First, we specified CodeArtifact as a secondary, rather than default, source. With a little more configuration, we could use CodeArtifact as a proxy of public PyPI and also publish our private packages to it, and then we could replace secondary = true
with default = true
and use it for all packages.
Second, there’s a package in public PyPI already called sample-lib
(go figure). We’ve shadowed the name with our private package. If we omitted --source artifact
, while using CodeArtifact as a secondary source, Poetry would prefer to install from public PyPI instead.
Team considerations
CodeArtifact tokens are temporary, so any person or CI system who installs dependencies this way will need to have an active token and have set up the correct environment variables. In a team environment, I suggest distributing some scripting used by both devs and CI systems to handle this consistently.
I also suggest standardizing the source name used in pyproject.toml
across projects (artifact
in this case, though it’s a completely arbitrary naming decision) so that the scripting is zero-configuration.

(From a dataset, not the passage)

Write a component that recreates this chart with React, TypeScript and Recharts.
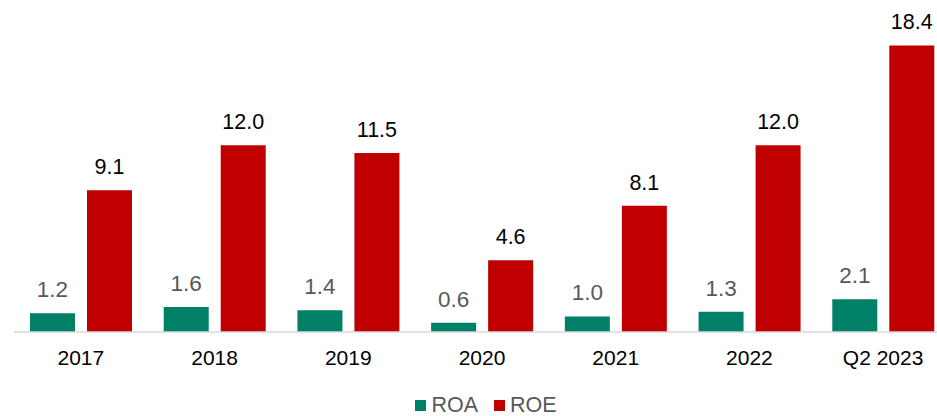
import React from 'react';
import { BarChart, Bar, XAxis, YAxis, Legend, LabelList } from 'recharts';

const categories = ['2017', '2018', '2019', '2020', '2021', '2022', 'Q2 2023'];
const roaValues = [1.2, 1.6, 1.4, 0.6, 1.0, 1.3, 2.1];
const roeValues = [9.1, 12.0, 11.5, 4.6, 8.1, 12.0, 18.4];

const data = categories.map((year, i) => ({
  year,
  ROA: roaValues[i],
  ROE: roeValues[i],
}));

const GREEN = '#008066';
const RED = '#C00000';
const FONT = 'Arial, "Liberation Sans", sans-serif';

function LegendContent() {
  const items = [
    { name: 'ROA', color: GREEN },
    { name: 'ROE', color: RED },
  ];
  return (
    <div
      style={{
        height: 54,
        paddingTop: 33,
        paddingLeft: 7,
        boxSizing: 'border-box',
        display: 'flex',
        justifyContent: 'center',
        gap: 16,
        width: 937,
      }}
    >
      {items.map((it) => (
        <div key={it.name} style={{ display: 'flex', alignItems: 'center', height: 20 }}>
          <span
            style={{ width: 11, height: 11, background: it.color, display: 'inline-block', marginRight: 5 }}
          />
          <span style={{ fontFamily: FONT, fontSize: 21.5, color: '#595959', lineHeight: '20px' }}>
            {it.name}
          </span>
        </div>
      ))}
    </div>
  );
}

export default function App() {
  return (
    <div style={{ position: 'absolute', left: 0, top: 0, width: 937, height: 416, overflow: 'hidden', background: '#fff' }}>
      <BarChart
        width={951}
        height={416}
        data={data}
        margin={{ top: 5, right: 1, bottom: 0, left: 14 }}
        barGap={12}
        barSize={45}
      >
        <XAxis
          dataKey="year"
          height={30}
          axisLine={{ stroke: '#d9d9d9', strokeWidth: 1.5 }}
          tickLine={false}
          tickSize={0}
          tickMargin={18}
          tick={{ fill: '#000', fontSize: 21, fontFamily: FONT }}
          interval={0}
        />
        <YAxis hide domain={[0, 21]} />
        <Legend verticalAlign="bottom" align="left" content={<LegendContent />} />
        <Bar dataKey="ROA" fill={GREEN} isAnimationActive={false}>
          <LabelList
            dataKey="ROA"
            position="top"
            offset={16}
            formatter={(v: unknown) => Number(v).toFixed(1)}
            style={{ fill: '#595959', fontSize: 22.5, fontFamily: FONT }}
          />
        </Bar>
        <Bar dataKey="ROE" fill={RED} isAnimationActive={false}>
          <LabelList
            dataKey="ROE"
            position="top"
            offset={16}
            formatter={(v: unknown) => Number(v).toFixed(1)}
            style={{ fill: '#000', fontSize: 21.5, fontFamily: FONT }}
          />
        </Bar>
      </BarChart>
    </div>
  );
}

As an alternative to environment variables, Poetry also supports a CLI command that stores credentials in a local file, which can get around needing shell export
statements and last between shell sessions:
poetry config http-basic.artifact aws $(aws codeartifact get-authorization-token
--domain example --query authorizationToken --output text)
Container image builds
To build images with private package dependencies, pass the CodeArtifact token as a build argument. For example:
docker build -t sample-app --build-arg CODEARTIFACT_TOKEN .
Inside your Dockerfile
, specify ARG CODEARTIFACT_TOKEN
and proceed to treat it as an environment variable.
Because tokens are temporary, you don’t have to worry about using separate build images in your Dockefile
just to keep the token out of layer history, as you do with permanent credentials. Your CI system can even set the duration of the token to something low, like 10 minutes, just to account for when the build runs.
If you have a mono-Python or heavily Python environment, you might also just pass in POETRY_HTTP_BASIC_ARTIFACT_USERNAME
and POETRY_HTTP_BASIC_ARTIFACT_PASSWORD
directly. In a multi-language environment, maybe stick with CODEARTIFACT_TOKEN
. This is another reason to internally standardize on that environment variable name — so the build system can be zero-configuration here as well.